● **Problem statement**:
Set down the data below from its first line to the line holding "minimum width=251pt, minimum", inclusive; omit all pictures.

● **Data**:
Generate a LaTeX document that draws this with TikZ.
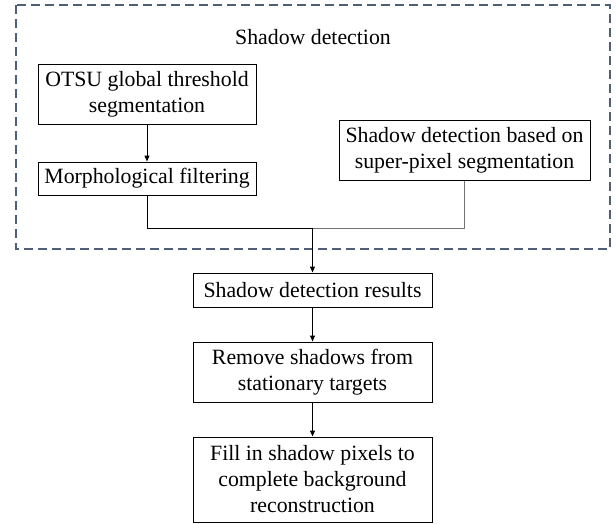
\documentclass[tikz,border=0pt]{standalone}
\usepackage{fontspec}
\setmainfont{Liberation Serif}
\usetikzlibrary{arrows.meta}
\tikzset{block/.style = {draw, fill=white, line width=1pt, rectangle, inner sep=0pt, align=center, minimum width=218pt},
         boxtext/.style = {font=\rmfamily\fontsize{21.8}{26}\selectfont},
         frame/.style = {draw=frameblue, line width=1.2pt, dash pattern=on 9pt off 5pt},
         link/.style = {line width=1pt},
         greylink/.style = {draw=black!55, line width=0.7pt},
         arrow/.style = {line width=1pt, -{Triangle[length=6pt,width=5pt]}}}
\definecolor{frameblue}{HTML}{4F5F78}

\begin{document}
\begin{tikzpicture}[x=1pt,y=-1pt,every node/.style={boxtext}]
        \useasboundingbox (0,0) rectangle (616,523);
        \draw[frame] (16,5) rectangle (610,249);
        \node (title) at (313,37) {Shadow detection};

        \node[block, minimum height=60pt] (otsu) at (147,94) {OTSU global threshold\\segmentation};
        \node[block, minimum height=33pt] (morph) at (147,178.5) {Morphological filtering};
        \node[block, minimum width=251pt, minimum height=60pt] (superpx) at (464.5,150) {Shadow detection based on\\super-pixel segmentation};

        \node[block, minimum width=239pt, minimum height=34pt] (result) at (312.5,290) {Shadow detection results};
        \node[block, minimum width=239pt, minimum height=60pt] (remove) at (312.5,372) {Remove shadows from\\stationary targets};
        \node[block, minimum width=239pt, minimum height=85pt] (fill) at (312.5,479.5) {Fill in shadow pixels to\\complete background\\reconstruction};

        \coordinate (join) at (312.5,228);
        \draw[arrow] (otsu) -- (morph);
        \draw[link] (morph.south) |- (join);
        \draw[greylink] (superpx.south) |- (join);
        \draw[arrow] (join) -- (result);
        \draw[arrow] (result) -- (remove);
        \draw[arrow] (remove) -- (fill);
    \end{tikzpicture}
\end{document}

● **Correct output**:
Generate a LaTeX document that draws this with TikZ.
\documentclass[tikz,border=0pt]{standalone}
\usepackage{fontspec}
\setmainfont{Liberation Serif}
\usetikzlibrary{arrows.meta}
\tikzset{block/.style = {draw, fill=white, line width=1pt, rectangle, inner sep=0pt, align=center, minimum width=218pt},
         boxtext/.style = {font=\rmfamily\fontsize{21.8}{26}\selectfont},
         frame/.style = {draw=frameblue, line width=1.2pt, dash pattern=on 9pt off 5pt},
         link/.style = {line width=1pt},
         greylink/.style = {draw=black!55, line width=0.7pt},
         arrow/.style = {line width=1pt, -{Triangle[length=6pt,width=5pt]}}}
\definecolor{frameblue}{HTML}{4F5F78}

\begin{document}
\begin{tikzpicture}[x=1pt,y=-1pt,every node/.style={boxtext}]
        \useasboundingbox (0,0) rectangle (616,523);
        \draw[frame] (16,5) rectangle (610,249);
        \node (title) at (313,37) {Shadow detection};

        \node[block, minimum height=60pt] (otsu) at (147,94) {OTSU global threshold\\segmentation};
        \node[block, minimum height=33pt] (morph) at (147,178.5) {Morphological filtering};
        \node[block, minimum width=251pt, minimum height=60pt] (superpx) at (464.5,150) {Shadow detection based on\\super-pixel segmentation};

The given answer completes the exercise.